Phase two costs just £5. This allows you to have contact details of people wanting your home and also allows you to send one pro-forma letter, written and posted by Reservethathouse.com, to the owner of the house you have your eye on. If you want to contact owners of more than one property, subsequent letters cost £2.50 a shot.

If anyone expresses an interest in your own home after you have registered, you receive an e-mail and therefore find out without having to check back with the site.

And that is it. Simple and, according to some estate agents, naïve and useless.

But think again. In the first 18 weeks since the site started in April, more than 1,000 new users registered each week. Until early September the conversion rate – the proportion of registered users who sent one or more letters to existing homeowners – was around 20%. But after a lengthy story about the site on Steve Wright’s Radio 2 show, registrations have rocketed and the conversion rate is up to 30%.

A council worker in Nottingham has mailed the owners of all but one of the houses in a whole street in the city. Another person has contacted the owners of over 30 homes on the Isle of Arran.

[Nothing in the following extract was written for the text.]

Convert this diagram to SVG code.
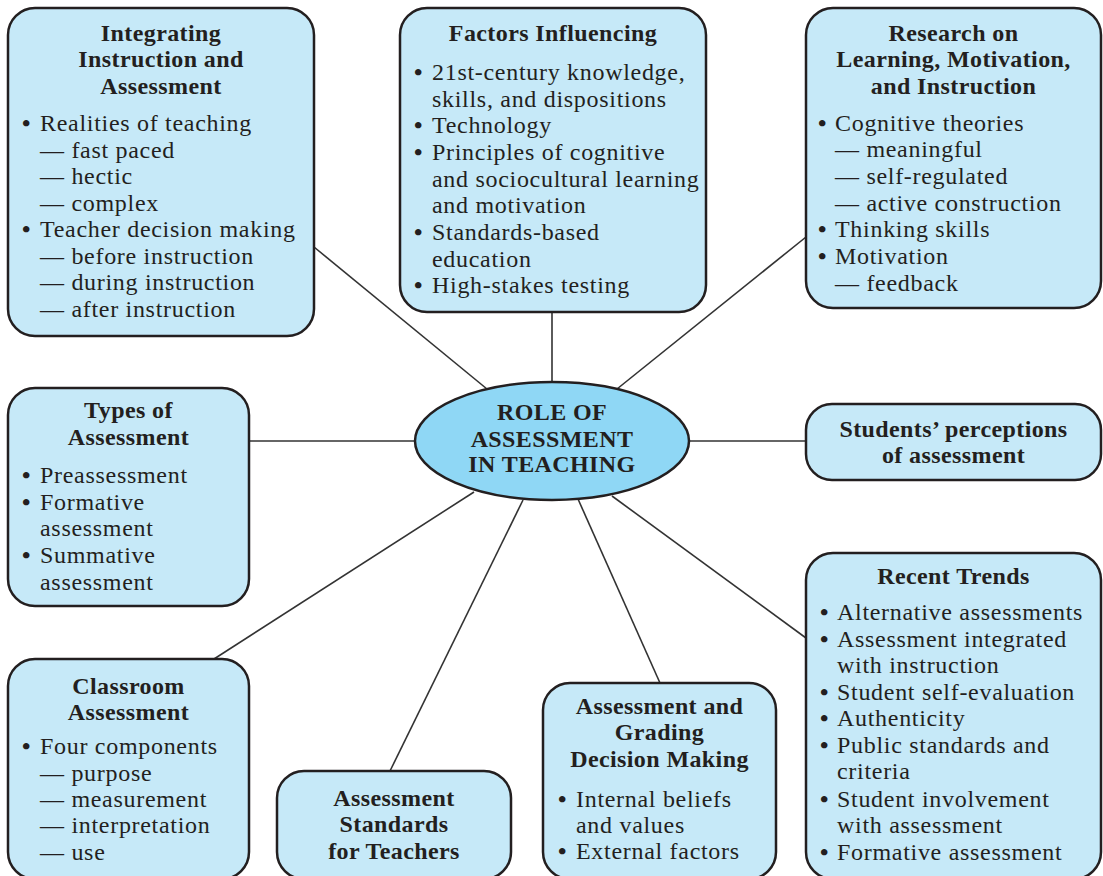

Reservethathouse wants to change the way Britons view house buying and is employing populist measures that play on our desire to move to certain streets and localities because their reputation is high or the nearby schools are of a high standard.

“We’re very keen that people stick with professional advice all along the route, except for estate agents,” claims Warriner. “We advise people to get their own property valued by a chartered surveyor – don’t upset agents by getting them to do it and then not instructing them,” he says. “If people want to sell, they shouldn’t do their own conveyancing, but instead use solicitors.”

So what is wrong with estate agents?

“Well,” he hesitates, seeking the right euphemism. “We’re not trying to do what they do. They sell houses that people want to sell. We’re trying to help people buy the homes they want, even if the owners don’t want to sell at that moment.”

An option for the future

The letters sent to owners explain that someone likes their home and that even if there is no intention of selling now it might be worth keeping the contact details of the interested person and getting in touch in the future.

“If that eventually leads to a sale, then great. Frankly, it will save them paying 1.75% of the sale cost to an estate agent, so they’ll benefit,” he says.

Reservethathouse figures suggest around 5,000 letters have been sent to date – a modest start given the hectic nature of the residential sales market over the past six months. But Friendsreunited.co.uk, the site that puts old schoolmates and work colleagues back in touch, had only 3,000 people register in the first three months of its existence in the late 1990s and has gone on to become a global internet phenomenon spawning TV game shows and fly-on-the-wall reunion documentaries.

Reservethathouse carries banner advertisements for dating services and, although it is in contact with surveyors about promoting their services, it believes word of mouth and media coverage will make or break the site.

The site is operated by Warriner, managing director Warren Davies and four other new media personnel at Ignite, a graphics and web design business based in Lancashire. The firm says set-up costs are confidential but proudly declares the site to be “low cost”. Ignite used public opinion survey consultancy Marketeers, who questioned 3,000 homeowners about their views on the site and its philosophy before the launch in April.

“There’s never a shortage of stories about properties, and women in particular will be the focus of our publicity,” says Davies. “We’ll do guerrilla marketing, publicising case studies when people buy or sell as a result of the site and riding on any other stories about estate agents and the property market. We’re talking to papers, too, about working with their property sections,” he explains.

Most estate agents have had experiences of “cold contact” selling. James Bailey of the Pimlico office of Douglas & Gordon had a buyer interested in any unmodernised house in a particular street. Bailey contacted them, explained the circumstances and persuaded someone to sell.

The power of positive selling

Upmarket central London agents Farrar recently helped a buyer who had missed out on buying two flats he wanted to modernise and sell on – on each occasion he was beaten by another investor wanting to do the same thing.

“Knowing one of the flats had been sold as an investment, I put my business card through the door asking if the new owner might consider selling,” recalls Farrar agent James Pace. “The owner agreed, making himself a tidy profit of £40,000 in the process and avoided paying agent’s fees as I was acting for the buyer,” he says.

Vivien Wakefield of the Fulham branch of London agency Faron Sutaria helped a client compose a letter to residents in one street. The mailshot worked, finding a female owner willing to sell – and Wakefield is now helping her do a mailshot to three other streets nearby, hoping the same idea will work a second time.

But no estate agent out of the 20 contacted by EG felt this method could be regarded as more than a last resort. Most feel that it can potentially be intimidating and unsettling to home owners who do not want to sell, that it risks creating a free for all among potential buyers and that it could be a security problem if enthusiastic would-be buyers try to follow up an initial letter with a personal visit.

Ed Mead, a property writer for The Sunday Times and an agent at Douglas & Gordon, has had a similar experience with a client, but says that if the estate agent or individual can organise a mailshot directly, why should people go through a website anyway?

Reservethathouse is unrepentant. Dave Warriner says: “We don’t care about the property tradition. We just want to do what people want.”